Dans tous les cas, les affaires de viol, même les plus abjects, ne sont jamais sévèrement punis par les magistrats, qui dans la plupart des cas ferment les yeux sur les arrangements familiaux pour solder le problème. Dans tous les cas, les filles victimes de viol, de plus en plus jeunes, restent les seules traumatisées par cette éprouvante épreuve. De quoi encourager les pervers dont le cercle rituel ne cesse de s’agrandir.

Les ONGs nationales spécialisées dans la prise en charge des cas de viol, faute d’être entendues malgré leurs nombreux cris d’alarme, se contentent aujourd’hui de faire le décompte macabre. L’Association des femmes chefs de famille (ALCF) vient de sortir sa liste hebdomadaire de violées. Au total sept mineurs passées sous le rouleau compresseur de l’abject. Pour une République Islamique, il est bien curieux de constater tant d’impunité pour un acte qui équivaut à la lapidation dans le Livre divin, le Coran. A croire que le viol est devenu un délit placé au dessous du simple vol d’un portable ou d’une cacahuète.

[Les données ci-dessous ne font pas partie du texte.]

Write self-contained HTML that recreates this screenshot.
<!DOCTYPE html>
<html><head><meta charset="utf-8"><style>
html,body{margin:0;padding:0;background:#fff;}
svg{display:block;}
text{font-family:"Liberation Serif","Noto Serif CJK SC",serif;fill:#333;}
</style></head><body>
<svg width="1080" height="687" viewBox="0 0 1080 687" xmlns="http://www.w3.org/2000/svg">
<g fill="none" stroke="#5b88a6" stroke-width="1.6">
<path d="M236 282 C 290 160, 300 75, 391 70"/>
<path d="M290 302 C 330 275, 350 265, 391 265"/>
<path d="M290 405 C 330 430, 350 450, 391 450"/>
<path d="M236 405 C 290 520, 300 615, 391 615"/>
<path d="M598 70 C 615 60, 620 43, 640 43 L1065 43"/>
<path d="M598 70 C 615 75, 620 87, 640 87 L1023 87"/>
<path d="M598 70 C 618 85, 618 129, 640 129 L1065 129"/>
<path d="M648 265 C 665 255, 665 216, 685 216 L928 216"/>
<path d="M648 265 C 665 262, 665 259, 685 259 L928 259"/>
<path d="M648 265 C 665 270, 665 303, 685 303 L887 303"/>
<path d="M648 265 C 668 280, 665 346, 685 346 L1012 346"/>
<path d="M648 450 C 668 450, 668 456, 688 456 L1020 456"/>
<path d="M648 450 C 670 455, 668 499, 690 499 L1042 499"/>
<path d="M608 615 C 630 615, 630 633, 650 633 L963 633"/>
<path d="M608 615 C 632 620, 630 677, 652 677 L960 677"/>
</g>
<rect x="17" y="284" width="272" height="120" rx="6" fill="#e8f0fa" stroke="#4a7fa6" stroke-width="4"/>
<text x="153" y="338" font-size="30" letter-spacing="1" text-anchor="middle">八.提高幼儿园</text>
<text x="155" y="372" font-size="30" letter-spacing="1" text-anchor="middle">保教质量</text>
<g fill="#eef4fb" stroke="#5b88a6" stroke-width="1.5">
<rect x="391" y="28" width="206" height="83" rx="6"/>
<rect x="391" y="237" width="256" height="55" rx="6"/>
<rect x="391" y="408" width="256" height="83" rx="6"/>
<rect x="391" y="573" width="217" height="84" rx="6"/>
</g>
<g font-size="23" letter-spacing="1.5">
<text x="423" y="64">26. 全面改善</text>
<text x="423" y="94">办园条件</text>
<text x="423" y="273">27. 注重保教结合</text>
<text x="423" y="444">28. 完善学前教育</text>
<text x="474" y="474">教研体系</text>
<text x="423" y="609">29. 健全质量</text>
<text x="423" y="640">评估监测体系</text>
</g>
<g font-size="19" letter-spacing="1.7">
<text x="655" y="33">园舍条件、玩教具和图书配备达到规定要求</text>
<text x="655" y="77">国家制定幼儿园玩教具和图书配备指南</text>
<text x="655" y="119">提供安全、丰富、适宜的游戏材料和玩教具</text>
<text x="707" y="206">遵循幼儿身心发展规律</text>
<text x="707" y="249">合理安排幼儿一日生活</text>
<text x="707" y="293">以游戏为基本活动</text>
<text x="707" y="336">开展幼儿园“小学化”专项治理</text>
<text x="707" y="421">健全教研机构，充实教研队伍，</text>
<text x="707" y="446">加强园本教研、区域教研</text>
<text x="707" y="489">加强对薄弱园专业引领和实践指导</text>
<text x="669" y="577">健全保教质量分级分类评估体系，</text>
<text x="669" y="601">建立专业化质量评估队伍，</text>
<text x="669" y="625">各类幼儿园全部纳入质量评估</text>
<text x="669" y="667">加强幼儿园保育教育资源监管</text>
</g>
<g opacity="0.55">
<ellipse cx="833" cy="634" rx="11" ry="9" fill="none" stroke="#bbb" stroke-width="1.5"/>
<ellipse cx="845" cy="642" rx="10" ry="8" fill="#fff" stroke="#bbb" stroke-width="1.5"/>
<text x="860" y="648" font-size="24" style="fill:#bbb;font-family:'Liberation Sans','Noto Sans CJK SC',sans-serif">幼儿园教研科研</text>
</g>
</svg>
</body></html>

Ainsi, Aminetou Mint Mokhtar dont l’organisation se partage le fardeau du listing chaque semaine avec l’AMSME (Association mauritanienne pour la santé de la mère et de l’enfant) de Zeinebou Mint Taleb Moussa et l’ONG ALCPD (Association de lutte contre la pauvreté et la dépendance) de Toutou Mint Jiddou, vient de sortir une nouvelle liste de violées pendant la semaine écoulée. Selon Aminetou Mint Mokhtar, le viol qui était une pratique urbaine, circonscrite dans quelques villes comme Nouakchott, Nouadhibou ou Rosso est devenu un phénomène qui touche toute la Mauritanie, même les lieux les plus conservateurs.

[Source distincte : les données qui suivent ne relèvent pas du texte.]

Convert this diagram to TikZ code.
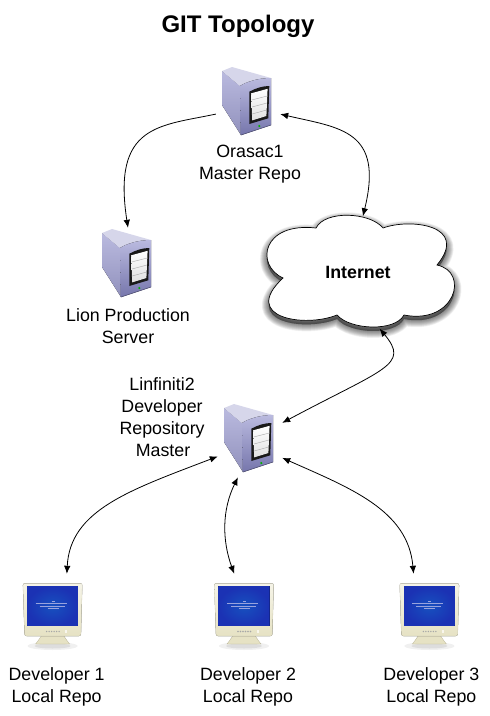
\documentclass[tikz,border=0pt]{standalone}
\usepackage{fontspec}
\setmainfont{Liberation Sans}
\usetikzlibrary{positioning,arrows.meta}

\definecolor{caseblue}{HTML}{BABADF}
\definecolor{casedark}{HTML}{7676AC}
\definecolor{casetop}{HTML}{D6D6EA}
\definecolor{crtbeige}{HTML}{E6E2C4}
\definecolor{crtedge}{HTML}{B8B498}
\definecolor{crtblue}{HTML}{1B32B4}

\newcommand{\serverart}{%
  \begin{scope}[shift={(path picture bounding box.center)}]
    \fill[top color=caseblue, bottom color=casedark!80] (-26,-32) -- (-8,-17) -- (-7,32) -- (-26,2) -- cycle;
    \fill[casetop] (-26,-32) -- (-16,-36) -- (23,-25) .. controls (10,-25) and (-2,-21) .. (-8,-17) -- cycle;
    \fill[top color=caseblue, bottom color=casedark] (-8,-17) .. controls (-2,-21) and (10,-25) .. (23,-25) -- (23,22) -- (-7,32) -- cycle;
    \fill[black!90] (1.3,-11.3) .. controls (8,-15) and (15,-17) .. (21.3,-17) -- (20.3,15.3) -- (1.3,21) -- cycle;
    \fill[top color=white, bottom color=black!12] (3.2,-9.7) -- (19.6,-14.2) -- (18.4,13) -- (4.2,17.4) -- cycle;
    \draw[black!35, line width=.4pt] (3.6,-3) -- (19.3,-7) (3.9,4) -- (19,0) (4.1,11) -- (18.6,7);
    \fill[green!70!black] (11.3,23) circle (1.2);
    \draw[casedark!70!black, line width=.6pt] (-7,32) -- (23,22);
  \end{scope}}

\newcommand{\monitorart}{%
  \begin{scope}[shift={(path picture bounding box.center)}]
    \fill[black, opacity=.06] (0,33) ellipse (25 and 4);
    \fill[black, opacity=.08] (0,33) ellipse (18 and 2.5);
    \fill[crtbeige, draw=crtedge, line width=.3pt] (-10,21) -- (10,21) -- (14,27) -- (17,31) -- (-17,31) -- (-14,27) -- cycle;
    \fill[top color=white!60!crtbeige, bottom color=crtbeige, draw=crtedge!70, line width=.3pt, rounded corners=2pt] (-29.7,-29.7) -- (29.7,-29.7) -- (28.3,23) -- (-28,23) -- cycle;
    \fill[crtblue!75!black] (-25.8,-26.8) rectangle (25.5,13.2);
    \shade[inner color=crtblue!85!cyan, outer color=crtblue] (-25.3,-26.3) rectangle (25,12.7);
    \draw[white!55!crtblue, line width=.4pt] (-1,-12) -- (2,-12) (-17,-9.5) -- (14,-9.5) (-13,-7) -- (12,-7) (-5,-4.5) -- (6,-4.5);
    \foreach \bx in {-6,-3.5,...,7}
      \fill[black!35] (\bx,18.5) circle (.8);
    \fill[white!70!crtbeige] (12.5,17) rectangle (14.5,20);
  \end{scope}}

\newcommand{\cloudpath}{(283,278) .. controls (255,265) and (262,222) .. (316,228)
  .. controls (325,210) and (370,212) .. (383,228)
  .. controls (410,218) and (470,225) .. (437,265)
  .. controls (470,272) and (455,325) .. (404,315)
  .. controls (395,332) and (350,330) .. (337,315)
  .. controls (305,328) and (240,318) .. (283,278) -- cycle}

\begin{document}
\begin{tikzpicture}[
    x = 1pt, y = -1pt,
    server/.style = {minimum width=64pt, minimum height=74pt, inner sep=0pt, path picture={\serverart}},
    monitor/.style = {minimum width=64pt, minimum height=78pt, inner sep=0pt, path picture={\monitorart}},
    lbl/.style = {align=center, inner sep=0pt, font=\fontsize{17.8}{22}\selectfont},
    > = {Latex[length=8pt,width=6.5pt]},
    link/.style = {line width=.8pt}
]
\useasboundingbox (0,0) rectangle (490,716);

% cloud with its soft shadow
\foreach \w in {14,13,...,1}
  \draw[black, opacity=.045, line width=\w pt, line join=round, fill=black, shift={(0,4)}] \cloudpath;
\draw[fill=white, line width=.7pt] \cloudpath;

\node (title) [font=\fontsize{24}{28}\selectfont\bfseries] at (238,26) {GIT Topology};
\node (orasac) [server] at (248,103) {};
\node (orasacinfo) [lbl, below=4.5pt of orasac, xshift=2pt] {Orasac1\\Master Repo};
\node (lion) [server] at (128,265) {};
\node (lioninfo) [lbl, below=6pt of lion] {Lion Production\\Server};
\node (internet) [minimum width=192pt, minimum height=112pt, inner sep=0pt, font=\fontsize{17.8}{22}\selectfont\bfseries, below=76pt of orasac, xshift=110pt] {Internet};
\node (linfiniti) [server] at (250,440) {};
\node (linfinitiinfo) [lbl, left=13pt of linfiniti, yshift=23pt] {Linfiniti2\\Developer\\Repository\\\hspace{2pt}Master};
\node (dev2) [monitor] at (244,613) {};
\node (dev1) [monitor, left=127pt of dev2] {};
\node (dev3) [monitor, right=121pt of dev2] {};
\node (dev1info) [lbl, below=15.5pt of dev1, xshift=4pt] {Developer 1\\Local Repo};
\node (dev2info) [lbl, below=15.5pt of dev2, xshift=4pt] {Developer 2\\Local Repo};
\node (dev3info) [lbl, below=15.5pt of dev3, xshift=2pt] {Developer 3\\Local Repo};

\draw[->, link] (orasac.199) .. controls (160,126) and (112,124) .. (lion.north);
\draw[<->, link] (orasac.341) .. controls (340,128) and (384,130) .. (internet.85);
\draw[<->, link] (internet.291) .. controls (410,365) and (385,368) .. (linfiniti.28);
\draw[<->, link] (linfiniti.207) .. controls (130,490) and (70,510) .. (dev1.70);
\draw[<->, link] (linfiniti.252) .. controls (222,510) and (222,540) .. (dev2.104);
\draw[<->, link] (linfiniti.331) .. controls (350,488) and (408,510) .. (dev3.112);
\end{tikzpicture}
\end{document}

Certes, Nouakchott continue de conserver la palme d’or. Selon l’AFCF, les bourreaux des derniers actes sont des boutiquiers, des taximen, ou des voisins, donnant au phénomène une tournure plus dangereuse. Bien entendu, l’appareil judiciaire n’échappe pas à la virulente critique des ONGs. Chaque fois qu’un cas de viol est présenté au parquet, selon elles, les magistrats exigent la présence de témoins, comme si l’acte sexuel, même le plus normal, pouvait avoir de témoins. Les viols se déroulent en effet toujours en l’absence de tierces personnes, dans une maison abandonnée par la famille partie aux besognes, sous le comptoir d’une boutique loin des yeux ou dans une chambre fermée sous la menace d’une arme blanche.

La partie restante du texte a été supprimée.